Concrete Flowers: 180-Second Thesis
The Flower Power of concrete
The flowers Elise refers to in her thesis relate to the structural performance of concrete. When cement dissolves into water and their union solidifies, flowers are born.
Although they look very delicate at first glance, by growing and locking together, these flowers become a very strong and incredible network. We rely on these strong networks every day when we step into a tall building or drive across a highway bridge.
Unfortunately, cement has some gas trouble... in the form of carbon dioxide (CO2). Even though we would like to reduce CO2 emissions, we simply can't stop the production of cement; otherwise, we would have no infrastructure. As a result, we have to think of a more sustainable way...
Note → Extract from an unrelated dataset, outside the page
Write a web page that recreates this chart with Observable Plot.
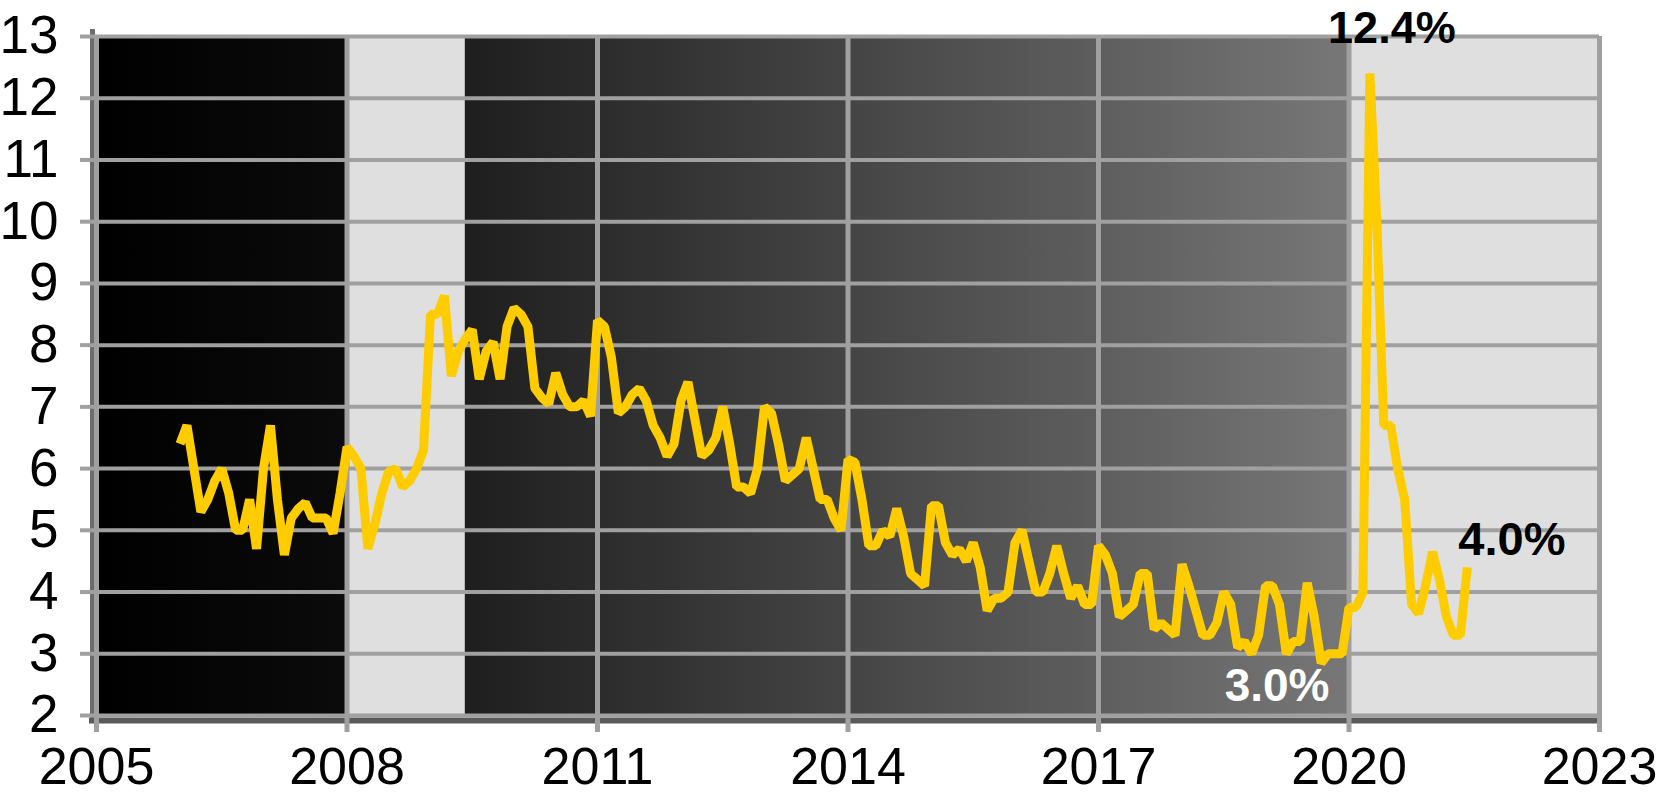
<!DOCTYPE html>
<html>
<head>
<meta charset="utf-8">
<script src="https://cdn.jsdelivr.net/npm/d3@7"></script>
<script src="https://cdn.jsdelivr.net/npm/@observablehq/plot@0.6"></script>
<style>
  html, body { margin: 0; padding: 0; background: #fff; }
  #chart svg { display: block; }
</style>
</head>
<body>
<div id="chart"></div>
<script>
// ---- data: monthly rate (%), January 2006 onwards ----
const startYear = 2006;
const rate2006 = [6.4, 6.7, 6.0, 5.3, 5.5, 5.8, 6.0, 5.6, 5.0, 5.0, 5.5, 4.7];
const rate2007 = [6.0, 6.7, 5.5, 4.6, 5.2, 5.35, 5.45, 5.2, 5.2, 5.2, 4.95, 5.6];
const rate2008 = [6.35, 6.2, 6.0, 4.7, 5.1, 5.6, 5.95, 6.0, 5.7, 5.8, 6.0, 6.3];
const rate2009 = [8.5, 8.5, 8.8, 7.5, 7.9, 8.1, 8.25, 7.45, 7.9, 8.05, 7.45, 8.3];
const rate2010 = [8.6, 8.5, 8.3, 7.3, 7.15, 7.05, 7.55, 7.2, 7.0, 7.0, 7.1, 6.85];
const rate2011 = [8.4, 8.3, 7.8, 6.9, 7.0, 7.2, 7.3, 7.1, 6.7, 6.5, 6.2, 6.4];
const rate2012 = [7.1, 7.4, 6.8, 6.2, 6.3, 6.5, 7.0, 6.4, 5.7, 5.7, 5.6, 6.0];
const rate2013 = [7.0, 6.9, 6.4, 5.8, 5.9, 6.0, 6.5, 6.0, 5.5, 5.5, 5.2, 5.0];
const rate2014 = [6.15, 6.1, 5.5, 4.75, 4.75, 5.0, 4.9, 5.35, 4.9, 4.3, 4.2, 4.1];
const rate2015 = [5.4, 5.4, 4.8, 4.6, 4.7, 4.5, 4.8, 4.4, 3.7, 3.9, 3.9, 4.0];
const rate2016 = [4.8, 5.0, 4.5, 4.0, 4.0, 4.3, 4.75, 4.3, 3.9, 4.1, 3.8, 3.8];
const rate2017 = [4.75, 4.6, 4.3, 3.6, 3.7, 3.8, 4.3, 4.3, 3.4, 3.5, 3.4, 3.3];
const rate2018 = [4.45, 4.1, 3.7, 3.3, 3.3, 3.5, 4.0, 3.8, 3.1, 3.2, 3.0, 3.3];
const rate2019 = [4.1, 4.1, 3.8, 3.0, 3.2, 3.2, 4.15, 3.6, 2.85, 3.0, 3.0, 3.0];
const rate2020 = [3.75, 3.75, 4.0, 12.4, 10.0, 6.7, 6.7, 6.0, 5.5, 3.8, 3.65, 4.1];
const rate2021 = [4.65, 4.2, 3.6, 3.3, 3.3, 4.4];

const rates = [
  ...rate2006, ...rate2007, ...rate2008, ...rate2009, ...rate2010, ...rate2011,
  ...rate2012, ...rate2013, ...rate2014, ...rate2015, ...rate2016, ...rate2017,
  ...rate2018, ...rate2019, ...rate2020, ...rate2021
];

// ---- axes ----
const xTicks = [2005, 2008, 2011, 2014, 2017, 2020, 2023];
const yTicks = [2, 3, 4, 5, 6, 7, 8, 9, 10, 11, 12, 13];

// ---- shaded (recession) periods ----
const recessionStart = [2008, 2020];
const recessionEnd = [2009 + 5 / 12, 2023];

// ---- background gradient stops (year, colour) ----
const gradYears = [2005, 2008, 2009 + 5 / 12, 2020];
const gradColors = ["#000000", "#0b0b0b", "#1e1e1e", "#777777"];

// ---- callouts ----
const noteLabels = ["12.4%", "3.0%", "4.0%"];
const noteDates = [2020 + 3 / 12, 2019 + 10 / 12, 2021 + 5 / 12];
const noteValues = [12.4, 3.0, 4.4];

// build tables
const series = rates.map((v, i) => ({date: startYear + i / 12, value: v}));
const recessions = recessionStart.map((s, i) => ({start: s, end: recessionEnd[i]}));
const notes = noteLabels.map((t, i) => ({label: t, date: noteDates[i], value: noteValues[i]}));

function gradientDefs(index, scales) {
  const x0 = scales.x(gradYears[0]);
  const x1 = scales.x(gradYears[gradYears.length - 1]);
  const defs = d3.create("svg:defs");
  const g = defs.append("linearGradient")
    .attr("id", "bgGrad")
    .attr("gradientUnits", "userSpaceOnUse")
    .attr("x1", x0).attr("x2", x1).attr("y1", 0).attr("y2", 0);
  gradYears.forEach((yr, i) => {
    g.append("stop")
      .attr("offset", (scales.x(yr) - x0) / (x1 - x0))
      .attr("stop-color", gradColors[i]);
  });
  return defs.node();
}

const FONT = "'Liberation Sans', Arial, Helvetica, sans-serif";

const chart = Plot.plot({
  width: 1659,
  height: 794,
  marginLeft: 96,
  marginRight: 60,
  marginTop: 36,
  marginBottom: 79,
  style: {fontFamily: FONT, background: "#fff", color: "#000"},
  x: {domain: [2005, 2023], label: null},
  y: {domain: [2, 13], label: null},
  marks: [
    gradientDefs,
    Plot.frame({fill: "url(#bgGrad)", stroke: "none"}),
    Plot.rect(recessions, {x1: "start", x2: "end", fill: "#dfdfdf"}),
    Plot.ruleX([2005], {stroke: "#6c6c6c", strokeWidth: 5, dx: -4, inset: -7}),
    Plot.ruleY([2], {stroke: "#5a5a5a", strokeWidth: 6, dy: 5, insetLeft: -7}),
    Plot.gridY(yTicks, {stroke: "#a0a0a0", strokeOpacity: 1, strokeWidth: 4}),
    Plot.gridX(xTicks, {stroke: "#a0a0a0", strokeOpacity: 1, strokeWidth: 5}),
    Plot.line(series, {
      x: "date", y: "value", stroke: "#ffcc00", strokeWidth: 9,
      strokeLinejoin: "miter", strokeLinecap: "butt"
    }),
    Plot.axisX(xTicks, {
      tickSize: 17, tickPadding: 15, stroke: "#a0a0a0", strokeWidth: 5,
      fill: "#000", fontSize: 52, tickFormat: (d) => String(d), label: null
    }),
    Plot.axisY(yTicks, {
      tickSize: 16, tickPadding: 22, stroke: "#a0a0a0", strokeWidth: 4,
      fill: "#000", fontSize: 53, tickFormat: (d) => String(d), label: null
    }),
    Plot.text(notes.filter((d) => d.label === "12.4%"), {
      x: "date", y: "value", text: "label", fill: "#000", fontSize: 45, fontWeight: "bold",
      textAnchor: "middle", lineAnchor: "bottom", dx: 22, dy: -31
    }),
    Plot.text(notes.filter((d) => d.label === "3.0%"), {
      x: "date", y: "value", text: "label", fill: "#fff", fontSize: 46, fontWeight: "bold",
      textAnchor: "middle", lineAnchor: "bottom", dx: -58, dy: 47
    }),
    Plot.text(notes.filter((d) => d.label === "4.0%"), {
      x: "date", y: "value", text: "label", fill: "#000", fontSize: 47, fontWeight: "bold",
      textAnchor: "start", lineAnchor: "bottom", dx: -9, dy: -12
    })
  ]
});

document.getElementById("chart").appendChild(chart);
</script>
</body>
</html>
Luckily, thanks to the research of scientists, like Elise, alternative materials have been discovered that can create these flowers including calcined clay, fly ash, and industry byproducts.
Material engineers experiment with these alternative, greener materials and study their interactions. GCP is proud to be working with top scientists and experts to create a more sustainable future for our society and environment.
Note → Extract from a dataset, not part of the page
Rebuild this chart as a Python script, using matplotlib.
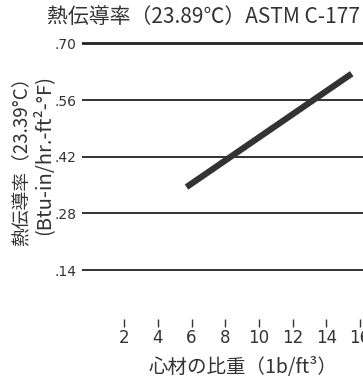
import matplotlib.pyplot as plt

plt.rcParams['font.family'] = ['Noto Sans CJK JP', 'DejaVu Sans']

# density of core material (lb/ft3) vs thermal conductivity
density = [5.7, 15.5]
conductivity = [0.345, 0.625]

x_ticks = [2, 4, 6, 8, 10, 12, 14, 16]
y_ticks = [0.14, 0.28, 0.42, 0.56, 0.70]
y_labels = ['.14', '.28', '.42', '.56', '.70']

num_font = ['Liberation Sans Narrow', 'DejaVu Sans']

fig = plt.figure(figsize=(3.63, 3.78), dpi=100)
ax = fig.add_axes([0.226, 0.1357, 0.774, 0.771])

for v in y_ticks:
    lw = 2.0 if v == y_ticks[-1] else 1.3
    ax.axhline(v, color='#222222', lw=lw, zorder=1)

ax.plot(density, conductivity, color='#333333', lw=4.5,
        solid_capstyle='butt', zorder=3)

ax.set_xlim(-0.5, 16.17)
ax.set_ylim(0, 0.72)
ax.set_xticks(x_ticks)
ax.set_xticklabels([str(t) for t in x_ticks], family=num_font,
                   fontsize=12, color='#333333')
ax.set_yticks(y_ticks)
ax.set_yticklabels(y_labels, family=num_font, fontsize=10, color='#333333')
ax.tick_params(axis='x', direction='in', length=6, width=1, pad=2, color='#333333')
ax.tick_params(axis='y', length=0, pad=4)
for s in ax.spines.values():
    s.set_visible(False)

ax.set_xlabel('心材の比重（1b/ft³）', fontsize=14, color='#333333')
ax.xaxis.set_label_coords(0.573, -0.105)
fig.text(0.058, 0.585, '熱伝導率（23.39°C）', rotation=90, ha='center', va='center',
         fontsize=13.5, color='#333333')
fig.text(0.118, 0.59, '(Btu-in/hr.-ft²-°F)', rotation=90, ha='center', va='center',
         fontsize=14.5, color='#333333')
fig.text(0.56, 0.952, '熱伝導率（23.89℃）ASTM C-177', ha='center', va='center',
         fontsize=15, color='#333333')

fig.savefig('out.png', dpi=100)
"My Thesis in 180 Seconds" Competition:
Held at École Polytechnique Fédérale de Lausanne in Switzerland, the competition gave doctoral students the opportunity to present their research topic in simple terms to an audience and group of judges who graded them. In three minutes, each student must deliver a clear, concise and compelling explanation of their research project.
Elise Berodier, an R&D Engineer at GCP Applied Technologies, won second place and an audience award at this competition. Only 14 students were selected for the final among 70 PhD candidates. The original talk was given in French.